#### [Task to carry out]
Give an exact transcription of every line, dropping the images.

#### [Data shown]
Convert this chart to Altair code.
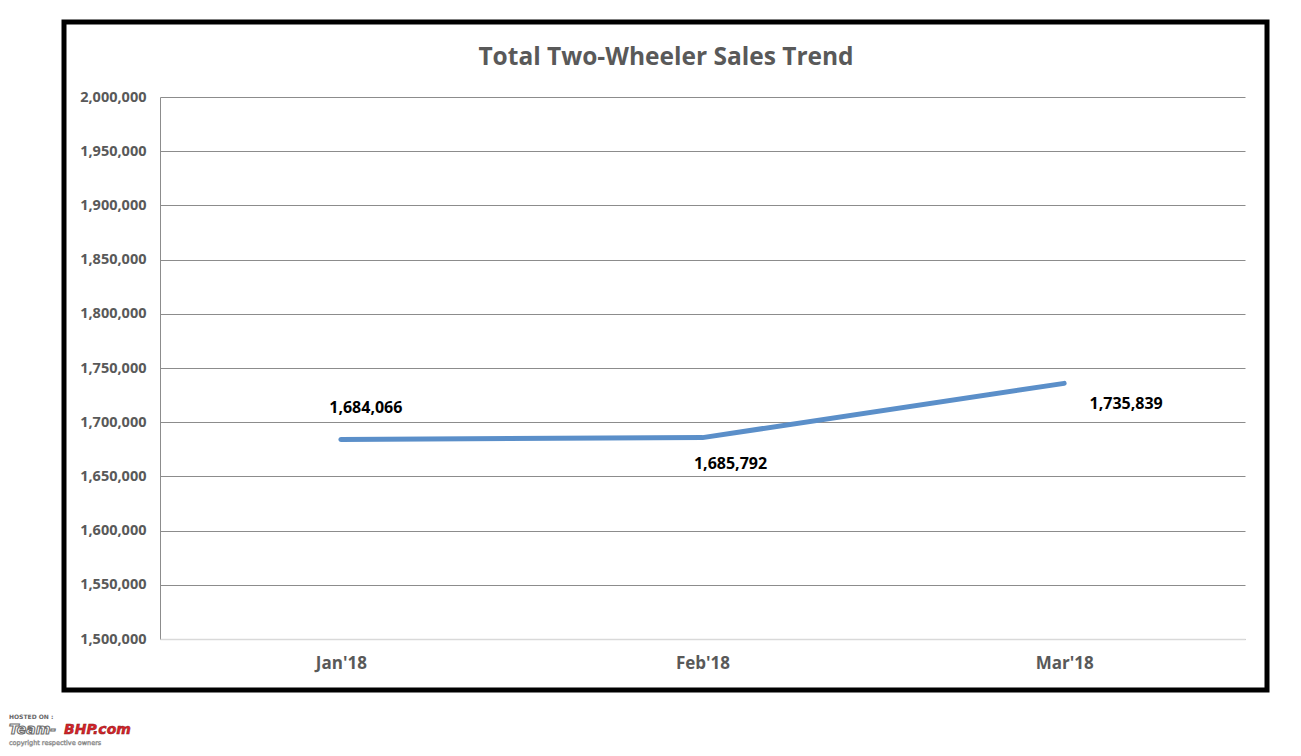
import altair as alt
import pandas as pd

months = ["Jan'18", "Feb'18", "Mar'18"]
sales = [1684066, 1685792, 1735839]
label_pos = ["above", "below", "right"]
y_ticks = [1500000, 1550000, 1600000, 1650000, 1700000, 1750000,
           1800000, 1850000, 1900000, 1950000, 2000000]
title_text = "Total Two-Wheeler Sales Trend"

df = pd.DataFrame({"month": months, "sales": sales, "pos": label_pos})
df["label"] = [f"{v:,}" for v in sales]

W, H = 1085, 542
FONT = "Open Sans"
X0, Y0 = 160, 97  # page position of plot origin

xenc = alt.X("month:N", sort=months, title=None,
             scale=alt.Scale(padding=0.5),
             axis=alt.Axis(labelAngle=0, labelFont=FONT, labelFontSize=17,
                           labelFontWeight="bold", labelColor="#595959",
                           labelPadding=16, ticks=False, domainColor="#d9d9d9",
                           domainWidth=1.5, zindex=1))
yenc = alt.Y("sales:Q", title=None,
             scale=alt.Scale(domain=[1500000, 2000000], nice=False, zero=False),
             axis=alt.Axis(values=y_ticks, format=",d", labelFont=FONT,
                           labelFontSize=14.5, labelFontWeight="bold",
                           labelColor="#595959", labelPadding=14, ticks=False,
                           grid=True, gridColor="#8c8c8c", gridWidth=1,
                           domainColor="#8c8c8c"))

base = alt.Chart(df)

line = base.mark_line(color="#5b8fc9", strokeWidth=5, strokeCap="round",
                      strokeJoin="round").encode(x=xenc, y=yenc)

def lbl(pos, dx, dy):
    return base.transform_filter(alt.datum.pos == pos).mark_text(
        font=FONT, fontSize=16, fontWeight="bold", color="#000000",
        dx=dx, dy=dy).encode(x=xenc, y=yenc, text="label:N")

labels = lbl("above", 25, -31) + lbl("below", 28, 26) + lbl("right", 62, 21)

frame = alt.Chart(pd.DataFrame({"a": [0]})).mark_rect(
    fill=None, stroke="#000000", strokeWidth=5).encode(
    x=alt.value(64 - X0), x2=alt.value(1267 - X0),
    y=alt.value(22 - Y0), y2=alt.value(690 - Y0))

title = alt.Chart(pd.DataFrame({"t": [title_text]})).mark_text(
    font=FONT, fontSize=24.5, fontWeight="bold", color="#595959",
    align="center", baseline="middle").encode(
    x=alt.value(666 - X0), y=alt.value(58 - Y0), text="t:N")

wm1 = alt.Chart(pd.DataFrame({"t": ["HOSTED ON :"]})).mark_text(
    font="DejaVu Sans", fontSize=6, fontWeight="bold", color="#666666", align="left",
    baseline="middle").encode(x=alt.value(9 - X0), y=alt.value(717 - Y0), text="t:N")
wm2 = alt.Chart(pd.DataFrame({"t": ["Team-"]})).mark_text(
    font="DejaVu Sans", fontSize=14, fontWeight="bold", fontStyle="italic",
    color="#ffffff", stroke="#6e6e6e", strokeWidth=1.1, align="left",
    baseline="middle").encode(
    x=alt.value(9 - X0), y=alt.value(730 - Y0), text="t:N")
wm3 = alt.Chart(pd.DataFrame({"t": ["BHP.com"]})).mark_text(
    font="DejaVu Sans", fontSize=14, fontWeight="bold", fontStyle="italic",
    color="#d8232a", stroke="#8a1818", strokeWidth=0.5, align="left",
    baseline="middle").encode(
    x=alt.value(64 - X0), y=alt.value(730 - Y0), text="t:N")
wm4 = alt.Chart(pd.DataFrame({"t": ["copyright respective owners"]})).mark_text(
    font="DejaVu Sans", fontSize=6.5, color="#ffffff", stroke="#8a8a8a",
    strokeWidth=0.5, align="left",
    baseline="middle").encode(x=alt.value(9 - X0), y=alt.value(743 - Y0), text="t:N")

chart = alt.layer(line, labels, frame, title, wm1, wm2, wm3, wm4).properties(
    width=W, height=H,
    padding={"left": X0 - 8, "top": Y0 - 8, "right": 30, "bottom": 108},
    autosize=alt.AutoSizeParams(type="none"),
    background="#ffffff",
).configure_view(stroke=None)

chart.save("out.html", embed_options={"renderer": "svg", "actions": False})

#### [Answer for this exercise]
Convert this chart to Altair code.
import altair as alt
import pandas as pd

months = ["Jan'18", "Feb'18", "Mar'18"]
sales = [1684066, 1685792, 1735839]
label_pos = ["above", "below", "right"]
y_ticks = [1500000, 1550000, 1600000, 1650000, 1700000, 1750000,
           1800000, 1850000, 1900000, 1950000, 2000000]
title_text = "Total Two-Wheeler Sales Trend"

df = pd.DataFrame({"month": months, "sales": sales, "pos": label_pos})
df["label"] = [f"{v:,}" for v in sales]

W, H = 1085, 542
FONT = "Open Sans"
X0, Y0 = 160, 97  # page position of plot origin

xenc = alt.X("month:N", sort=months, title=None,
             scale=alt.Scale(padding=0.5),
             axis=alt.Axis(labelAngle=0, labelFont=FONT, labelFontSize=17,
                           labelFontWeight="bold", labelColor="#595959",
                           labelPadding=16, ticks=False, domainColor="#d9d9d9",
                           domainWidth=1.5, zindex=1))
yenc = alt.Y("sales:Q", title=None,
             scale=alt.Scale(domain=[1500000, 2000000], nice=False, zero=False),
             axis=alt.Axis(values=y_ticks, format=",d", labelFont=FONT,
                           labelFontSize=14.5, labelFontWeight="bold",
                           labelColor="#595959", labelPadding=14, ticks=False,
                           grid=True, gridColor="#8c8c8c", gridWidth=1,
                           domainColor="#8c8c8c"))

base = alt.Chart(df)

line = base.mark_line(color="#5b8fc9", strokeWidth=5, strokeCap="round",
                      strokeJoin="round").encode(x=xenc, y=yenc)

def lbl(pos, dx, dy):
    return base.transform_filter(alt.datum.pos == pos).mark_text(
        font=FONT, fontSize=16, fontWeight="bold", color="#000000",
        dx=dx, dy=dy).encode(x=xenc, y=yenc, text="label:N")

labels = lbl("above", 25, -31) + lbl("below", 28, 26) + lbl("right", 62, 21)

frame = alt.Chart(pd.DataFrame({"a": [0]})).mark_rect(
    fill=None, stroke="#000000", strokeWidth=5).encode(
    x=alt.value(64 - X0), x2=alt.value(1267 - X0),
    y=alt.value(22 - Y0), y2=alt.value(690 - Y0))

title = alt.Chart(pd.DataFrame({"t": [title_text]})).mark_text(
    font=FONT, fontSize=24.5, fontWeight="bold", color="#595959",
    align="center", baseline="middle").encode(
    x=alt.value(666 - X0), y=alt.value(58 - Y0), text="t:N")

wm1 = alt.Chart(pd.DataFrame({"t": ["HOSTED ON :"]})).mark_text(
    font="DejaVu Sans", fontSize=6, fontWeight="bold", color="#666666", align="left",
    baseline="middle").encode(x=alt.value(9 - X0), y=alt.value(717 - Y0), text="t:N")
wm2 = alt.Chart(pd.DataFrame({"t": ["Team-"]})).mark_text(
    font="DejaVu Sans", fontSize=14, fontWeight="bold", fontStyle="italic",
    color="#ffffff", stroke="#6e6e6e", strokeWidth=1.1, align="left",
    baseline="middle").encode(
    x=alt.value(9 - X0), y=alt.value(730 - Y0), text="t:N")
wm3 = alt.Chart(pd.DataFrame({"t": ["BHP.com"]})).mark_text(
    font="DejaVu Sans", fontSize=14, fontWeight="bold", fontStyle="italic",
    color="#d8232a", stroke="#8a1818", strokeWidth=0.5, align="left",
    baseline="middle").encode(
    x=alt.value(64 - X0), y=alt.value(730 - Y0), text="t:N")
wm4 = alt.Chart(pd.DataFrame({"t": ["copyright respective owners"]})).mark_text(
    font="DejaVu Sans", fontSize=6.5, color="#ffffff", stroke="#8a8a8a",
    strokeWidth=0.5, align="left",
    baseline="middle").encode(x=alt.value(9 - X0), y=alt.value(743 - Y0), text="t:N")

chart = alt.layer(line, labels, frame, title, wm1, wm2, wm3, wm4).properties(
    width=W, height=H,
    padding={"left": X0 - 8, "top": Y0 - 8, "right": 30, "bottom": 108},
    autosize=alt.AutoSizeParams(type="none"),
    background="#ffffff",
).configure_view(stroke=None)

chart.save("out.html", embed_options={"renderer": "svg", "actions": False})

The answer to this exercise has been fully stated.